GOAL OF THE EXERCISE. Transcribe the listing exactly, leaving out every picture.

-- begin --

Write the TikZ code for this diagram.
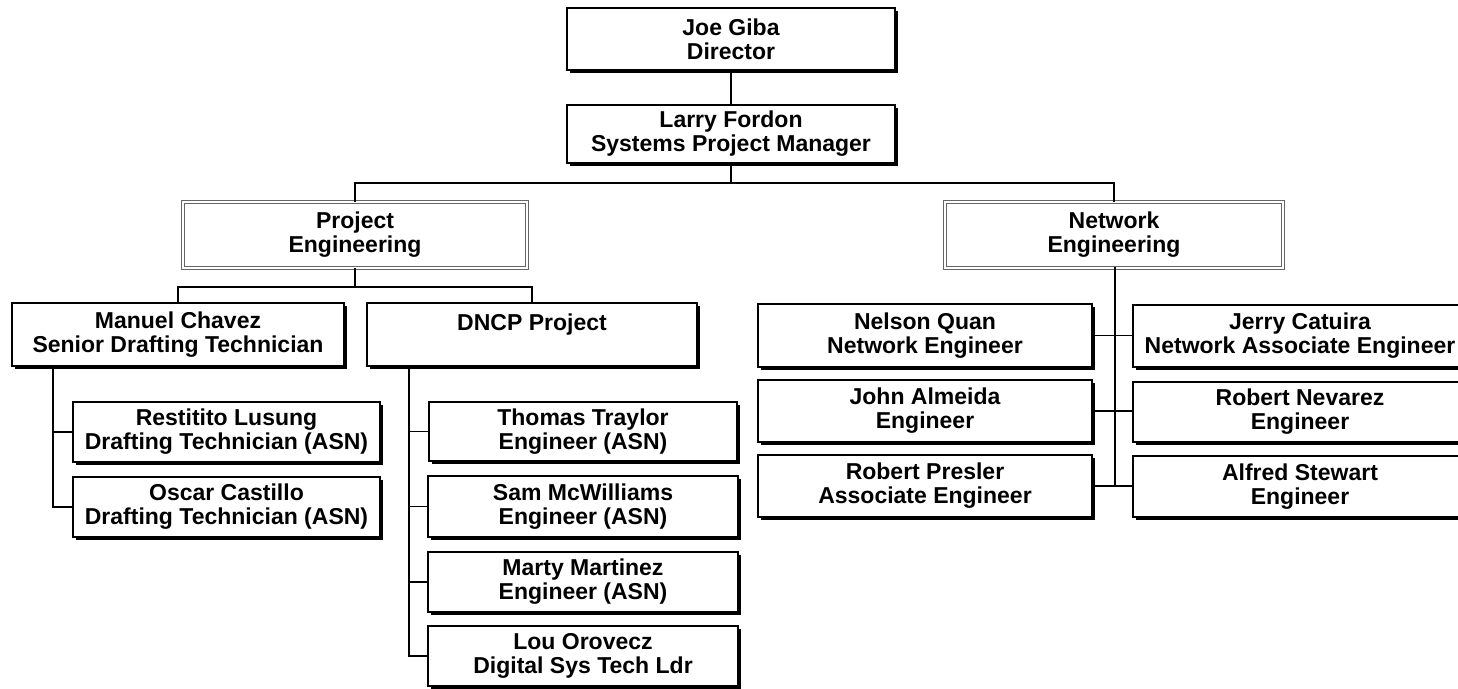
\documentclass[tikz,border=0pt]{standalone}
\usepackage{fontspec}
\setmainfont{Liberation Sans}
\usetikzlibrary{shadows}
\begin{document}
\begin{tikzpicture}[x=1pt,y=-1pt,
  pbox/.style={draw=black, line width=1.9pt, fill=white, inner sep=0pt, align=center,
    font=\bfseries\fontsize{23}{24}\selectfont,
    drop shadow={shadow xshift=2.6pt, shadow yshift=-2.6pt, fill=black, opacity=1}},
  gbox/.style={draw=black!60, line width=1.4pt, double=white, double distance=2pt,
    fill=white, inner sep=0pt, align=center, font=\bfseries\fontsize{23}{24}\selectfont},
  conn/.style={line width=1.9pt, line cap=rect}]
\useasboundingbox (0,0) rectangle (1458,688);
\newcommand{\bx}[7]{\node[#1, minimum width=#4pt, minimum height=#5pt] (#2) at (#3) {#6\\#7};}
% top
\bx{pbox}{joe}{731,39}{328}{62}{Joe Giba}{Director}
\bx{pbox}{larry}{731,134}{328}{58}{Larry Fordon}{Systems Project Manager}
% groups
\bx{gbox}{proj}{355,235}{344}{66}{Project}{Engineering}
\bx{gbox}{net}{1114,235}{338}{66}{Network}{Engineering}
% project engineering
\bx{pbox}{manuel}{178,334.5}{332}{63}{Manuel Chavez}{Senior Drafting Technician}
\bx{pbox}{dncp}{532,334.5}{330}{63}{DNCP Project}{\phantom{X}}
\bx{pbox}{rest}{226.5,432}{307}{60}{Restitito Lusung}{Drafting Technician (ASN)}
\bx{pbox}{oscar}{226.5,507}{307}{60}{Oscar Castillo}{Drafting Technician (ASN)}
\bx{pbox}{thomas}{583,431.5}{308}{59}{Thomas Traylor}{Engineer (ASN)}
\bx{pbox}{sam}{583,506.5}{310}{61}{Sam McWilliams}{Engineer (ASN)}
\bx{pbox}{marty}{583,582}{310}{60}{Marty Martinez}{Engineer (ASN)}
\bx{pbox}{lou}{583,656}{310}{60}{Lou Orovecz}{Digital Sys Tech Ldr}
% network engineering
\bx{pbox}{nelson}{925,335.5}{334}{63}{Nelson Quan}{Network Engineer}
\bx{pbox}{john}{925,411}{334}{62}{John Almeida}{Engineer}
\bx{pbox}{presler}{925,486}{334}{62}{Robert Presler}{Associate Engineer}
\bx{pbox}{jerry}{1300,336}{334}{62}{Jerry Catuira}{Network Associate Engineer}
\bx{pbox}{nevarez}{1300,412}{334}{60}{Robert Nevarez}{Engineer}
\bx{pbox}{alfred}{1300,486.5}{334}{61}{Alfred Stewart}{Engineer}
% bus coordinates
\coordinate (topbus) at (731,183);
\coordinate (pbus) at (355,287);
\coordinate (mbus) at (53,366);
\coordinate (dbus) at (409,366);
\coordinate (nbus) at (1115,268);
% connectors
\draw[conn] (joe.south) -- (larry.south |- larry.north);
\draw[conn] (larry.south) -- (topbus);
\draw[conn] (topbus) -| (proj.north);
\draw[conn] (topbus) -| (net.north);
\draw[conn] (proj.south) -- (pbus);
\draw[conn] (pbus) -| (manuel.north);
\draw[conn] (pbus) -| (dncp.north);
\draw[conn] (mbus) |- (oscar.west);
\draw[conn] (mbus |- rest.west) -- (rest.west);
\draw[conn] (dbus) |- (lou.west);
\draw[conn] (dbus |- thomas.west) -- (thomas.west);
\draw[conn] (dbus |- sam.west) -- (sam.west);
\draw[conn] (dbus |- marty.west) -- (marty.west);
\draw[conn] (nbus) -- (nbus |- presler.east);
\draw[conn] (nelson.east) -- (nelson.east -| jerry.west);
\draw[conn] (john.east) -- (john.east -| nevarez.west);
\draw[conn] (presler.east) -- (presler.east -| alfred.west);
\end{tikzpicture}
\end{document}
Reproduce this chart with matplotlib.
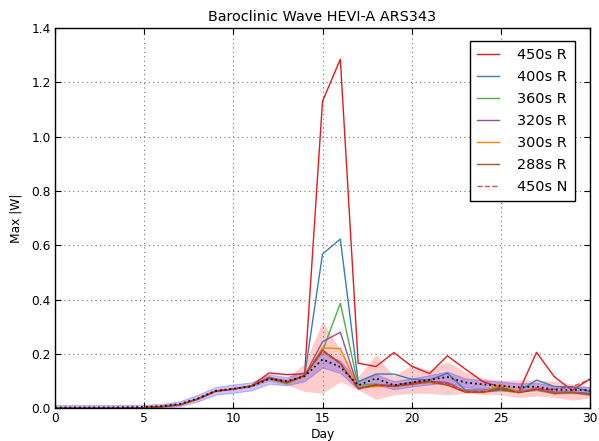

-- end --

TASK ANSWER.
Write the TikZ code for this diagram.
\documentclass[tikz,border=0pt]{standalone}
\usepackage{fontspec}
\setmainfont{Liberation Sans}
\usetikzlibrary{shadows}
\begin{document}
\begin{tikzpicture}[x=1pt,y=-1pt,
  pbox/.style={draw=black, line width=1.9pt, fill=white, inner sep=0pt, align=center,
    font=\bfseries\fontsize{23}{24}\selectfont,
    drop shadow={shadow xshift=2.6pt, shadow yshift=-2.6pt, fill=black, opacity=1}},
  gbox/.style={draw=black!60, line width=1.4pt, double=white, double distance=2pt,
    fill=white, inner sep=0pt, align=center, font=\bfseries\fontsize{23}{24}\selectfont},
  conn/.style={line width=1.9pt, line cap=rect}]
\useasboundingbox (0,0) rectangle (1458,688);
\newcommand{\bx}[7]{\node[#1, minimum width=#4pt, minimum height=#5pt] (#2) at (#3) {#6\\#7};}
% top
\bx{pbox}{joe}{731,39}{328}{62}{Joe Giba}{Director}
\bx{pbox}{larry}{731,134}{328}{58}{Larry Fordon}{Systems Project Manager}
% groups
\bx{gbox}{proj}{355,235}{344}{66}{Project}{Engineering}
\bx{gbox}{net}{1114,235}{338}{66}{Network}{Engineering}
% project engineering
\bx{pbox}{manuel}{178,334.5}{332}{63}{Manuel Chavez}{Senior Drafting Technician}
\bx{pbox}{dncp}{532,334.5}{330}{63}{DNCP Project}{\phantom{X}}
\bx{pbox}{rest}{226.5,432}{307}{60}{Restitito Lusung}{Drafting Technician (ASN)}
\bx{pbox}{oscar}{226.5,507}{307}{60}{Oscar Castillo}{Drafting Technician (ASN)}
\bx{pbox}{thomas}{583,431.5}{308}{59}{Thomas Traylor}{Engineer (ASN)}
\bx{pbox}{sam}{583,506.5}{310}{61}{Sam McWilliams}{Engineer (ASN)}
\bx{pbox}{marty}{583,582}{310}{60}{Marty Martinez}{Engineer (ASN)}
\bx{pbox}{lou}{583,656}{310}{60}{Lou Orovecz}{Digital Sys Tech Ldr}
% network engineering
\bx{pbox}{nelson}{925,335.5}{334}{63}{Nelson Quan}{Network Engineer}
\bx{pbox}{john}{925,411}{334}{62}{John Almeida}{Engineer}
\bx{pbox}{presler}{925,486}{334}{62}{Robert Presler}{Associate Engineer}
\bx{pbox}{jerry}{1300,336}{334}{62}{Jerry Catuira}{Network Associate Engineer}
\bx{pbox}{nevarez}{1300,412}{334}{60}{Robert Nevarez}{Engineer}
\bx{pbox}{alfred}{1300,486.5}{334}{61}{Alfred Stewart}{Engineer}
% bus coordinates
\coordinate (topbus) at (731,183);
\coordinate (pbus) at (355,287);
\coordinate (mbus) at (53,366);
\coordinate (dbus) at (409,366);
\coordinate (nbus) at (1115,268);
% connectors
\draw[conn] (joe.south) -- (larry.south |- larry.north);
\draw[conn] (larry.south) -- (topbus);
\draw[conn] (topbus) -| (proj.north);
\draw[conn] (topbus) -| (net.north);
\draw[conn] (proj.south) -- (pbus);
\draw[conn] (pbus) -| (manuel.north);
\draw[conn] (pbus) -| (dncp.north);
\draw[conn] (mbus) |- (oscar.west);
\draw[conn] (mbus |- rest.west) -- (rest.west);
\draw[conn] (dbus) |- (lou.west);
\draw[conn] (dbus |- thomas.west) -- (thomas.west);
\draw[conn] (dbus |- sam.west) -- (sam.west);
\draw[conn] (dbus |- marty.west) -- (marty.west);
\draw[conn] (nbus) -- (nbus |- presler.east);
\draw[conn] (nelson.east) -- (nelson.east -| jerry.west);
\draw[conn] (john.east) -- (john.east -| nevarez.west);
\draw[conn] (presler.east) -- (presler.east -| alfred.west);
\end{tikzpicture}
\end{document}
Reproduce this chart with matplotlib.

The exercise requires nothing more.